Friday, January 30, 2009

Frank Gehry
is a Pritzker Prize-winning architect based in Los Angeles. His buildings, including his private residence, have become tourist attractions. Many museums, companies, and cities seek Gehry's services as a badge of distinction, beyond the product he delivers. His best-known works include the titanium-covered
Guggenheim Museum in Bilbao, Spain, Walt Disney Concert Hall in downtown Los Angeles, Experience Music Project in Seattle, Weisman Art Museum in Minneapolis, Dancing House in Prague, Czech Republic, and his private residence in Santa Monica, California, which jump-started his career, lifting it from the status of "paper architecture," a phenomenon that many famous architects have experienced in their formative decades through experimentation almost exclusively on paper before receiving their first major commission in later years.

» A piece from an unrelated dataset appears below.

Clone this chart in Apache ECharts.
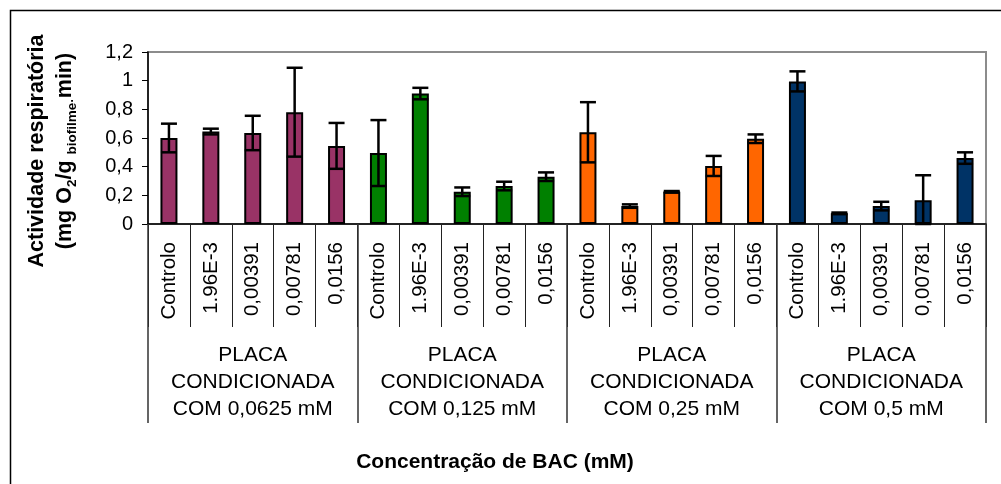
<!DOCTYPE html>
<html>
<head>
<meta charset="utf-8">
<script src="https://cdn.jsdelivr.net/npm/echarts@6/dist/echarts.min.js"></script>
<style>
html,body{margin:0;padding:0;background:#fff;}
#c{width:1001px;height:484px;}
</style>
</head>
<body>
<div id="c"></div>
<script>
const categories = ['Controlo','1.96E-3','0,00391','0,00781','0,0156',
                    'Controlo','1.96E-3','0,00391','0,00781','0,0156',
                    'Controlo','1.96E-3','0,00391','0,00781','0,0156',
                    'Controlo','1.96E-3','0,00391','0,00781','0,0156'];
const groups = ['PLACA\nCONDICIONADA\nCOM 0,0625 mM','PLACA\nCONDICIONADA\nCOM 0,125 mM',
                'PLACA\nCONDICIONADA\nCOM 0,25 mM','PLACA\nCONDICIONADA\nCOM 0,5 mM'];
const values = [0.60, 0.645, 0.635, 0.78, 0.545,
                0.495, 0.91, 0.225, 0.265, 0.33,
                0.64, 0.125, 0.225, 0.405, 0.595,
                0.995, 0.075, 0.125, 0.165, 0.46];
const errors = [0.10, 0.02, 0.12, 0.31, 0.16,
                0.23, 0.04, 0.03, 0.03, 0.03,
                0.21, 0.012, 0.005, 0.07, 0.03,
                0.07, 0.005, 0.03, 0.175, 0.04];
const groupColors = ['#993366','#008000','#FF6600','#003366'];
const yTicks = {min:0, max:1.2, interval:0.2};

const FONT = "'Liberation Sans', Arial, sans-serif";
const chart = echarts.init(document.getElementById('c'), null, {renderer:'canvas'});

const barData = values.map((v,i)=>({value:v, itemStyle:{color:groupColors[Math.floor(i/5)]}}));
const errData = values.map((v,i)=>[i, v, errors[i]]);

const option = {
  animation:false,
  backgroundColor:'#fff',
  grid:{left:148, right:15, top:52, bottom:260, show:true, borderColor:'#8c8c8c', borderWidth:2, backgroundColor:'transparent'},
  xAxis:[{
    type:'category', data:categories, position:'bottom',
    axisLine:{show:true, lineStyle:{color:'#000', width:1.5}},
    axisTick:{show:true, interval:0, length:103, lineStyle:{color:'#222', width:1}},
    axisLabel:{interval:0, rotate:90, margin:18, fontSize:20.5, color:'#000', fontFamily:FONT},
    splitLine:{show:false}
  },{
    type:'category', data:groups, position:'bottom',
    axisLine:{show:false},
    axisTick:{show:true, interval:0, length:199, lineStyle:{color:'#333', width:1.5}},
    axisLabel:{interval:0, margin:118, fontSize:21, lineHeight:27, color:'#000', fontFamily:FONT, align:'center'},
    splitLine:{show:false}
  }],
  yAxis:{
    type:'value', min:yTicks.min, max:yTicks.max, interval:yTicks.interval,
    axisLine:{show:true, lineStyle:{color:'#000', width:1.5}},
    axisTick:{show:true, inside:false, length:6, lineStyle:{color:'#000', width:1}},
    splitLine:{show:false},
    axisLabel:{margin:15, fontSize:20, color:'#000', fontFamily:FONT,
      formatter:v=>String(+v.toFixed(1)).replace('.', ',')}
  },
  graphic:[
    {type:'rect', shape:{x:10.5, y:10.5, width:1200, height:1000}, style:{fill:'none', stroke:'#000', lineWidth:1.5}, silent:true, z:100},
    {type:'text', x:51, y:151, rotation:Math.PI/2, silent:true,
      style:{
        text:'Actividade respiratória\n(mg O{sub|2}/g {sub|biofilme}{sub|·}min)',
        align:'center', verticalAlign:'middle', lineHeight:28,
        font:"bold 21.5px 'Liberation Sans', Arial, sans-serif", fill:'#000',
        rich:{sub:{fontSize:13.5, fontWeight:'bold', fontFamily:FONT, verticalAlign:'bottom', lineHeight:22, fill:'#000'}}
      }},
    {type:'text', x:495, y:462, silent:true,
      style:{text:'Concentração de BAC (mM)', align:'center', verticalAlign:'middle',
        font:"bold 21px 'Liberation Sans', Arial, sans-serif", fill:'#000'}}
  ],
  series:[{
    type:'bar', xAxisIndex:0, data:barData, barWidth:17,
    itemStyle:{borderColor:'#000', borderWidth:2}, z:2
  },{
    type:'custom', xAxisIndex:0, data:errData, z:5,
    encode:{x:0, y:1},
    renderItem:function(params, api){
      const i = api.value(0), v = api.value(1), e = api.value(2);
      const top = api.coord([i, v+e]);
      const bot = api.coord([i, Math.max(0, v-e)]);
      const hw = 8;
      const st = {stroke:'#000', lineWidth:2.5};
      return {type:'group', children:[
        {type:'line', shape:{x1:top[0], y1:top[1], x2:bot[0], y2:bot[1]}, style:st},
        {type:'line', shape:{x1:top[0]-hw, y1:top[1], x2:top[0]+hw, y2:top[1]}, style:st},
        {type:'line', shape:{x1:bot[0]-hw, y1:bot[1], x2:bot[0]+hw, y2:bot[1]}, style:st}
      ]};
    }
  }]
};
chart.setOption(option);
</script>
</body>
</html>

Gehry’s style at times seems unfinished or even crude, but his work is consistent with the California ‘funk’ art movement in the 1960s and early 1970s, which featured the use of inexpensive found objects and non-traditional media such as clay to make serious art. Gehry has been called ‘the apostle of chain-link fencing and corrugated metal siding‘ (B. Adams). However, a retrospective exhibit at the Whitney Museum (New York) in 1988 revealed that he is also a sophisticated classical artist, who knows European art history and contemporary sculpture and painting.